One of the things I most appreciated about Once when it was a tiny, quiet film was that it had a great sense of humor. Girl was flip and sarcastic; Da was a man of comically few words; the musicians Girl and Guy end up recording with make a big deal about how they really don't like to play anything but Thin Lizzy covers. The marketing for the musical version of Once worried me a lot, because it makes it seem like the show takes itself way too damned seriously. There's reliance, in ads and tv spots, on the music, of course, which in both versions is all sort of humorless (with the exception of "Broken Hearted Hoover Fixer Sucker Guy"); there's also a lot of emphasis on the connection between Guy and Girl, which is all too often expressed through Deep, Meaningful Moments Involving Girl Wandering Slowly Toward Guy as if Under a Deep, Meaningful Spell, While Guy Plays Deep, Meaningful Love Songs on his Deep, Meaningful Guitar and Looks at Her Deeply. And Meaningfully.

But the stage version has kept, and even added to, the quirky lightheartedness that was so pleasurable in the film. Self-aware jokes about the transition from screen to stage are cracked regularly; Girl is as snide and sarcastic as ever. And a whole host of new characters, or ones that have been given larger roles than they had in the film, add an offbeat wackiness to the proceedings. I was relieved by how funny the musical version is. I laughed a lot.
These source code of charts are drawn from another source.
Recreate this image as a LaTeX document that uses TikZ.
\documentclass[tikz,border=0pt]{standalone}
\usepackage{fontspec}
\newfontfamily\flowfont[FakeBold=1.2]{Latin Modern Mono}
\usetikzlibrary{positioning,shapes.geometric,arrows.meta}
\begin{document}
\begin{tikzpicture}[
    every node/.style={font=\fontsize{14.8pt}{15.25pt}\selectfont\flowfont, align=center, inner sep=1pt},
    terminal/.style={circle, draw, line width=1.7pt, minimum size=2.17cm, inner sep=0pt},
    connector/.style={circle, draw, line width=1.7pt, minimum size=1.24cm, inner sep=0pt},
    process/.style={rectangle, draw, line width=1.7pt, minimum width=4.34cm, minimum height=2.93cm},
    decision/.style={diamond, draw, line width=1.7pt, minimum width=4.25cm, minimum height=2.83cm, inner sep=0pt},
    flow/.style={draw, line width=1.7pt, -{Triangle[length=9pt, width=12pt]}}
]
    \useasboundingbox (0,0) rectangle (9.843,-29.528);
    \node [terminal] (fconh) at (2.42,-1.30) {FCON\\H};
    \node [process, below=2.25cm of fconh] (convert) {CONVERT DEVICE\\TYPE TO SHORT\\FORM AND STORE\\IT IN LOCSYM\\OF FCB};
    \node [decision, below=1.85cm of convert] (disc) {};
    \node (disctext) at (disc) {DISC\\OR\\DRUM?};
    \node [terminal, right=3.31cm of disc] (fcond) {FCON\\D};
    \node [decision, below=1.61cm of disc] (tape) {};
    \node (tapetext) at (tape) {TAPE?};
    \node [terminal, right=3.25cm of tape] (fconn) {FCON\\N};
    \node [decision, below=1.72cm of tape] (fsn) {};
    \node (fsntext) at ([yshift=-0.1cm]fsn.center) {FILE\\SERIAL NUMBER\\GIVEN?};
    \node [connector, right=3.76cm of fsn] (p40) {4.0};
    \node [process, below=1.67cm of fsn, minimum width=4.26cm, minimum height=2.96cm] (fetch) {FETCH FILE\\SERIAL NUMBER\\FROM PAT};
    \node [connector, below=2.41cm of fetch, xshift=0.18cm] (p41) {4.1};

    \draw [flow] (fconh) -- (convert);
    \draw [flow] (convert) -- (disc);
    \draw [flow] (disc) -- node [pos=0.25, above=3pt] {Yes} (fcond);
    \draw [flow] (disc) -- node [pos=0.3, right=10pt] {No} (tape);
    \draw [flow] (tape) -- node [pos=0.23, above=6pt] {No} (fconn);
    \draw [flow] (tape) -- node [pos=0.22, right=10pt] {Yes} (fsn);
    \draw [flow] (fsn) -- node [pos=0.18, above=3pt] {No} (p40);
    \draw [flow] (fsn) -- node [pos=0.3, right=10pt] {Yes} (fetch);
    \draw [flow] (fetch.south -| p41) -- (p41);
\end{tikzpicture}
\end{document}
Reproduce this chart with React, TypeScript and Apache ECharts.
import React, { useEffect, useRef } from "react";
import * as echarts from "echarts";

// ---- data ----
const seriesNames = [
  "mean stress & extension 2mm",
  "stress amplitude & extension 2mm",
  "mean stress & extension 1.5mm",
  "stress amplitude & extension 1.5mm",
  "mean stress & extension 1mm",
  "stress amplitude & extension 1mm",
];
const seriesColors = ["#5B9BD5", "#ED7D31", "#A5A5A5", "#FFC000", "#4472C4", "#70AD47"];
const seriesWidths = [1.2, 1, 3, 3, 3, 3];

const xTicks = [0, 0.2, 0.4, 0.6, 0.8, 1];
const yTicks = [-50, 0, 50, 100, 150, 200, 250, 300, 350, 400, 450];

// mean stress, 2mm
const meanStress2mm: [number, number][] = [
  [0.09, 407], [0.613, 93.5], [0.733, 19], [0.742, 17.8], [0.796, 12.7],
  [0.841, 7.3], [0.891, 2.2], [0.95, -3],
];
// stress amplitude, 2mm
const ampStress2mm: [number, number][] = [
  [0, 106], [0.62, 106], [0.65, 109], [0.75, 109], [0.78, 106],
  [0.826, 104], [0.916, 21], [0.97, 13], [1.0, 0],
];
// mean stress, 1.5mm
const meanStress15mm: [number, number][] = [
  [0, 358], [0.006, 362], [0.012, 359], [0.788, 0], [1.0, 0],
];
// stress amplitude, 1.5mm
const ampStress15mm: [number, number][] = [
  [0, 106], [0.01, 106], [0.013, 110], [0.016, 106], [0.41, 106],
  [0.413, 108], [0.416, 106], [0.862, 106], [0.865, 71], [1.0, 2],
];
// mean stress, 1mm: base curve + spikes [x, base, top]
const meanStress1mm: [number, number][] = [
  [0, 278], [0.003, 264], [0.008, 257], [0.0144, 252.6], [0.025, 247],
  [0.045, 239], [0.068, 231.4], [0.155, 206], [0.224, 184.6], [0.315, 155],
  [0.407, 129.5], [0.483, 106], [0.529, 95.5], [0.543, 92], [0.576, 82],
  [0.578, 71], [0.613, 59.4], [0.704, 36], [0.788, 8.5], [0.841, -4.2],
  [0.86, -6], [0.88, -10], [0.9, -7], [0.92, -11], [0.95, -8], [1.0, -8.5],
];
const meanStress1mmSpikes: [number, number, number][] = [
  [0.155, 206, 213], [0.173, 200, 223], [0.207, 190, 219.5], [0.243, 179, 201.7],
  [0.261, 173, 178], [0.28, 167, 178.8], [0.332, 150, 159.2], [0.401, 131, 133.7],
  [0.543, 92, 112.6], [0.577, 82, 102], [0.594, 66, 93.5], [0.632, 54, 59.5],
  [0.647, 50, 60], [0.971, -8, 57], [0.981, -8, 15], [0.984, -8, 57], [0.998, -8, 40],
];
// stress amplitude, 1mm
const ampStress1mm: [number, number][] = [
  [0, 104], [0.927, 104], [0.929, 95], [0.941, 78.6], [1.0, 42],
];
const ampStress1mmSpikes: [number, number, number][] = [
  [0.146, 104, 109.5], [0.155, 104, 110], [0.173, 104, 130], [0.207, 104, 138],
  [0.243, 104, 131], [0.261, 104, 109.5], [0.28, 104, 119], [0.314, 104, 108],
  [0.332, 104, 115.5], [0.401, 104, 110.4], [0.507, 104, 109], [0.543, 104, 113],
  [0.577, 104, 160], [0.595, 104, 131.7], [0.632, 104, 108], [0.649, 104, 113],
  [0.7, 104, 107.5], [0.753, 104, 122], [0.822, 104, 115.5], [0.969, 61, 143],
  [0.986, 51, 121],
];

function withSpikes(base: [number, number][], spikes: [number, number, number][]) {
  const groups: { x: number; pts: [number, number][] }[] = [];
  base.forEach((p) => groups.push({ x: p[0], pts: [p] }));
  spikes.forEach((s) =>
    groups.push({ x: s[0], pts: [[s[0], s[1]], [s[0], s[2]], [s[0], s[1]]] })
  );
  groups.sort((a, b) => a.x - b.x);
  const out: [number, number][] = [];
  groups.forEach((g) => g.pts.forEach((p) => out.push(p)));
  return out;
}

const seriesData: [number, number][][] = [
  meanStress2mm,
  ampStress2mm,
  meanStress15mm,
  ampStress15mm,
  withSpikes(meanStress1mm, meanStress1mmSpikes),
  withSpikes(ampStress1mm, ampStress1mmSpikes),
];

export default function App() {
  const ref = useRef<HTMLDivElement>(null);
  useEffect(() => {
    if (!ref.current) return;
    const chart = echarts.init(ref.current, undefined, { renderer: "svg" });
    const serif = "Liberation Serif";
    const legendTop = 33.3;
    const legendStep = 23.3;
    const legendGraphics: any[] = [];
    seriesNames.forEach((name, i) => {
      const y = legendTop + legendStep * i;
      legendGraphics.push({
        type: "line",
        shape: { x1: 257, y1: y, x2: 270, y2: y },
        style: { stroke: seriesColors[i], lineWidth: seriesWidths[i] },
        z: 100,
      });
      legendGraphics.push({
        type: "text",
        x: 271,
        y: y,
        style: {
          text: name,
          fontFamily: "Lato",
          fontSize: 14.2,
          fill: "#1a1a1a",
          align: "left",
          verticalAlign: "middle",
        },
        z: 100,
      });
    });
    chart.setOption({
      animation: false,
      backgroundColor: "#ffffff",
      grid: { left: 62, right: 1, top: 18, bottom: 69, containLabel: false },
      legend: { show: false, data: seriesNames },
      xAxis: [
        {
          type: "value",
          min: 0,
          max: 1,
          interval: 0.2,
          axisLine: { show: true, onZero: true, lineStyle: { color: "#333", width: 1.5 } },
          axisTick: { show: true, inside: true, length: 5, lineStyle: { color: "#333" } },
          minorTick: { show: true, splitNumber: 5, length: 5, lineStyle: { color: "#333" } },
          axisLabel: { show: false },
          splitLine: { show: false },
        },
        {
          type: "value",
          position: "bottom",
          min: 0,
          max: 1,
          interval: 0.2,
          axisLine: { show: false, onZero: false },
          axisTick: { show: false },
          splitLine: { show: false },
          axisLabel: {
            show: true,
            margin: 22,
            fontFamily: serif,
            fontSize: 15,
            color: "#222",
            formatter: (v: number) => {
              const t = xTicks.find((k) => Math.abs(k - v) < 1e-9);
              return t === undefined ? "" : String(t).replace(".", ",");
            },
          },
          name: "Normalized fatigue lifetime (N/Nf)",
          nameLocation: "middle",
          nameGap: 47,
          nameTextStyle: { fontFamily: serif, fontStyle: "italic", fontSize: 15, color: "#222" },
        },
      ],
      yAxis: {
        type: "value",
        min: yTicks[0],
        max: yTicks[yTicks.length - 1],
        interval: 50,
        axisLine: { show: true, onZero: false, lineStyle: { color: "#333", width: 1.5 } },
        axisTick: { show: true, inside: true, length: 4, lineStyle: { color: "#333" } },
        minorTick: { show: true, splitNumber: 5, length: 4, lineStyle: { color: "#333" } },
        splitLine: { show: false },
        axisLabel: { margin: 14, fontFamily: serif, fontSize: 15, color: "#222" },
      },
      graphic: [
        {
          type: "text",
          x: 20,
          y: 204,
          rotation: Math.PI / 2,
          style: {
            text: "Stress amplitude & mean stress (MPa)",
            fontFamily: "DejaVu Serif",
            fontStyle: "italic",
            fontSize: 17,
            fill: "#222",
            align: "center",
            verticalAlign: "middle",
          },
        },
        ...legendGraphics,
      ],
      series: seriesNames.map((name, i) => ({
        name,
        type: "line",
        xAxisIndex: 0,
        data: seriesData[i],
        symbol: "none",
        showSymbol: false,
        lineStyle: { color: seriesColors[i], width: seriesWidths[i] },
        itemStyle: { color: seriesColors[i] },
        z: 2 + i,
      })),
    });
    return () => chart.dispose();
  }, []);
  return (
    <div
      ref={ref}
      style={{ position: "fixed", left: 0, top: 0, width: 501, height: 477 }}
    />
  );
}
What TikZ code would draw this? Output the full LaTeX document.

I was also fairly blown away by a few of the musical numbers. Individually, some of the actors are reasonably good, if not brilliant musicians: Joanna Christie, as Girl, is a fine pianist, if not a terribly expressive one; Arthur Darvill, as Guy, held his own, even though his guitar slid gradually out of tune by intermission and his fretwork could be sloppy. With the possible exception of "Falling Slowly," which is the most well-known piece from Once for a reason, I have never been terribly taken by the songs Guy performs through the show. This makes it all the harder for me to suspend reality when the other characters make a big deal out of how talented he is. Yet maybe because of my lowered expectations, the ensemble numbers consistently stunned me. The emphasis on the secondary characters allowed for a particularly moving sequence in act II that emphasized, through song and movement, the soaring ups and crushing downs recent immigrants experience as they find their footing in new lands. And there is no way to properly describe the rich, gorgeous sound the entire cast makes when they play together, except to say that it is as warm and inviting as the set looks. If there is anything that captures the essence of live performance as well as the act I closer "Gold" does, I haven't heard it--and I've seen that number performed in commercials, on television, on the Internet. Nothing does the live rendition justice. It alone is worth the price of admission.    

But this is precisely why it seems so weird that what gets lost in translation in Once's passage from screen to stage is the depiction, more broadly, of the electricity that people feel when they are making music together. The film captured this particularly well: not only did the growing attraction between Guy and Girl make perfect sense in the context of an intense, whirlwind recording session, but so too did the bonds that were quickly formed between the backing musicians they find to work with (the dudes who loved Lynott). The musical version of Once tries to build the same intensity, but fails, I think for a number of reasons: the new emphasis on secondary characters draws away from the trajectory; stage shows cannot rely on things like closeups and cuts and montages; there is more of an effort in the musical to extend the warmth and electricity the characters feel for each other outward to the audience. It's a tradeoff, I know, but as a result, I found the relationship between Guy and Girl much less intimate, meaningful, and believable than it was in the movie.

Then again, I quite enjoyed their company nonetheless. Once was a good reentry into the world of stage musicals that were once films: it is a quiet, sweet little film that has been lovingly, carefully crafted into a quiet, sweet, somewhat different little musical. Curmudgeon though I am as a spectator, it's only fair to acknowledge that in the end, there's no real harm in that.